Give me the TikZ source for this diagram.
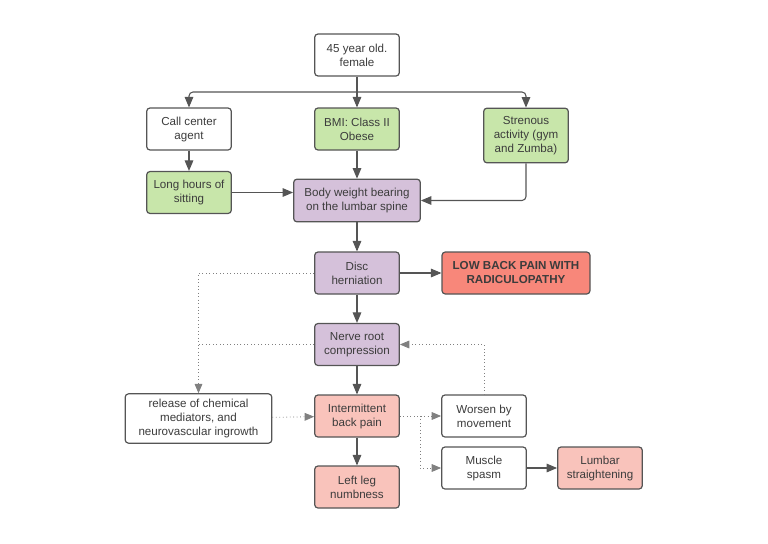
\documentclass[tikz,border=0pt]{standalone}
\usepackage{fontspec}
\setmainfont{Liberation Sans}
\usetikzlibrary{arrows}
\definecolor{boxgreen}{HTML}{C8E6AA}
\definecolor{boxpurple}{HTML}{D5C1DA}
\definecolor{boxred}{HTML}{F8877A}
\definecolor{boxpink}{HTML}{F9C3BB}
\definecolor{boxline}{HTML}{555555}
\definecolor{dotgray}{HTML}{808080}
\definecolor{textgray}{HTML}{3C3C3C}

\begin{document}
\begin{tikzpicture}[x=0.75pt,y=-0.75pt]
    \tikzset{box/.style = {shape=rectangle, draw=boxline, rounded corners=2.5pt, line width=0.9pt, fill=white, minimum width=63.5pt, minimum height=31.5pt, align=center, font=\fontsize{8.7}{10.5}\selectfont, text=textgray, inner sep=2pt}}
    \tikzset{edge/.style = {draw=boxline, line width=0.8pt, -triangle 45}}
    \tikzset{dots/.style = {draw=dotgray, dotted, line width=0.6pt, -triangle 45}}
    \useasboundingbox (0,0) rectangle (768,543);

    % vertices
    \node[box] (age) at (357,55) {45 year old.\\female};
    \node[box] (job) at (189,129) {Call center\\agent};
    \node[box,fill=boxgreen] (bmi) at (357,129) {BMI: Class II\\Obese};
    \node[box,fill=boxgreen,minimum height=41pt] (gym) at (526,135.5) {Strenous\\activity (gym\\and Zumba)};
    \node[box,fill=boxgreen] (sit) at (189,192.5) {Long hours of\\sitting};
    \node[box,fill=boxpurple,minimum width=95pt,minimum height=32pt] (load) at (357,200.5) {Body weight bearing\\on the lumbar spine};
    \node[box,fill=boxpurple] (disc) at (357,273) {Disc\\herniation};
    \node[box,fill=boxred,minimum width=111pt,font=\fontsize{8.7}{10.5}\selectfont\bfseries] (lbp) at (516,273) {LOW BACK PAIN WITH\\RADICULOPATHY};
    \node[box,fill=boxpurple] (nerve) at (357,344.5) {Nerve root\\compression};
    \node[box,minimum width=110pt,minimum height=37pt] (chem) at (198.5,418.5) {release of chemical\\mediators, and\\neurovascular ingrowth};
    \node[box,fill=boxpink] (pain) at (357,416) {Intermittent\\back pain};
    \node[box,fill=boxpink] (leg) at (357,487) {Left leg\\numbness};
    \node[box] (worse) at (484,416) {Worsen by\\movement};
    \node[box] (spasm) at (484,468) {Muscle\\spasm};
    \node[box,fill=boxpink] (flat) at (600,468) {Lumbar\\straightening};

    \coordinate (split) at (357,92);
    \coordinate (fork) at (420,416);

    % edges
    \draw[boxline,line width=0.8pt] (age) -- (split);
    \draw[edge,rounded corners=3pt] (split) -| (job);
    \draw[edge] (split) -- (bmi);
    \draw[edge,rounded corners=3pt] (split) -| (gym);
    \draw[edge] (job) -- (sit);
    \draw[edge] (bmi) -- (load);
    \draw[edge] (sit) -- (sit -| load.west);
    \draw[edge,rounded corners=3pt] (gym) |- (load);
    \draw[edge] (load) -- (disc);
    \draw[edge] (disc) -- (lbp);
    \draw[edge] (disc) -- (nerve);
    \draw[dots] (disc) -| (chem);
    \draw[dotgray,dotted,line width=0.6pt] (nerve) -- (chem |- nerve);
    \draw[edge] (nerve) -- (pain);
    \draw[dots] (worse) |- (nerve);
    \draw[dots] (chem) -- (pain);
    \draw[dots] (pain) -- (worse);
    \draw[dots] (fork) |- (spasm);
    \draw[edge] (pain) -- (leg);
    \draw[edge] (spasm) -- (flat);
\end{tikzpicture}
\end{document}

→ The problem: Do not include the images; transcribe the rest of the listing exactly.

→ Response to the exercise:
Give me the TikZ source for this diagram.
\documentclass[tikz,border=0pt]{standalone}
\usepackage{fontspec}
\setmainfont{Liberation Sans}
\usetikzlibrary{arrows}
\definecolor{boxgreen}{HTML}{C8E6AA}
\definecolor{boxpurple}{HTML}{D5C1DA}
\definecolor{boxred}{HTML}{F8877A}
\definecolor{boxpink}{HTML}{F9C3BB}
\definecolor{boxline}{HTML}{555555}
\definecolor{dotgray}{HTML}{808080}
\definecolor{textgray}{HTML}{3C3C3C}

\begin{document}
\begin{tikzpicture}[x=0.75pt,y=-0.75pt]
    \tikzset{box/.style = {shape=rectangle, draw=boxline, rounded corners=2.5pt, line width=0.9pt, fill=white, minimum width=63.5pt, minimum height=31.5pt, align=center, font=\fontsize{8.7}{10.5}\selectfont, text=textgray, inner sep=2pt}}
    \tikzset{edge/.style = {draw=boxline, line width=0.8pt, -triangle 45}}
    \tikzset{dots/.style = {draw=dotgray, dotted, line width=0.6pt, -triangle 45}}
    \useasboundingbox (0,0) rectangle (768,543);

    % vertices
    \node[box] (age) at (357,55) {45 year old.\\female};
    \node[box] (job) at (189,129) {Call center\\agent};
    \node[box,fill=boxgreen] (bmi) at (357,129) {BMI: Class II\\Obese};
    \node[box,fill=boxgreen,minimum height=41pt] (gym) at (526,135.5) {Strenous\\activity (gym\\and Zumba)};
    \node[box,fill=boxgreen] (sit) at (189,192.5) {Long hours of\\sitting};
    \node[box,fill=boxpurple,minimum width=95pt,minimum height=32pt] (load) at (357,200.5) {Body weight bearing\\on the lumbar spine};
    \node[box,fill=boxpurple] (disc) at (357,273) {Disc\\herniation};
    \node[box,fill=boxred,minimum width=111pt,font=\fontsize{8.7}{10.5}\selectfont\bfseries] (lbp) at (516,273) {LOW BACK PAIN WITH\\RADICULOPATHY};
    \node[box,fill=boxpurple] (nerve) at (357,344.5) {Nerve root\\compression};
    \node[box,minimum width=110pt,minimum height=37pt] (chem) at (198.5,418.5) {release of chemical\\mediators, and\\neurovascular ingrowth};
    \node[box,fill=boxpink] (pain) at (357,416) {Intermittent\\back pain};
    \node[box,fill=boxpink] (leg) at (357,487) {Left leg\\numbness};
    \node[box] (worse) at (484,416) {Worsen by\\movement};
    \node[box] (spasm) at (484,468) {Muscle\\spasm};
    \node[box,fill=boxpink] (flat) at (600,468) {Lumbar\\straightening};

    \coordinate (split) at (357,92);
    \coordinate (fork) at (420,416);

    % edges
    \draw[boxline,line width=0.8pt] (age) -- (split);
    \draw[edge,rounded corners=3pt] (split) -| (job);
    \draw[edge] (split) -- (bmi);
    \draw[edge,rounded corners=3pt] (split) -| (gym);
    \draw[edge] (job) -- (sit);
    \draw[edge] (bmi) -- (load);
    \draw[edge] (sit) -- (sit -| load.west);
    \draw[edge,rounded corners=3pt] (gym) |- (load);
    \draw[edge] (load) -- (disc);
    \draw[edge] (disc) -- (lbp);
    \draw[edge] (disc) -- (nerve);
    \draw[dots] (disc) -| (chem);
    \draw[dotgray,dotted,line width=0.6pt] (nerve) -- (chem |- nerve);
    \draw[edge] (nerve) -- (pain);
    \draw[dots] (worse) |- (nerve);
    \draw[dots] (chem) -- (pain);
    \draw[dots] (pain) -- (worse);
    \draw[dots] (fork) |- (spasm);
    \draw[edge] (pain) -- (leg);
    \draw[edge] (spasm) -- (flat);
\end{tikzpicture}
\end{document}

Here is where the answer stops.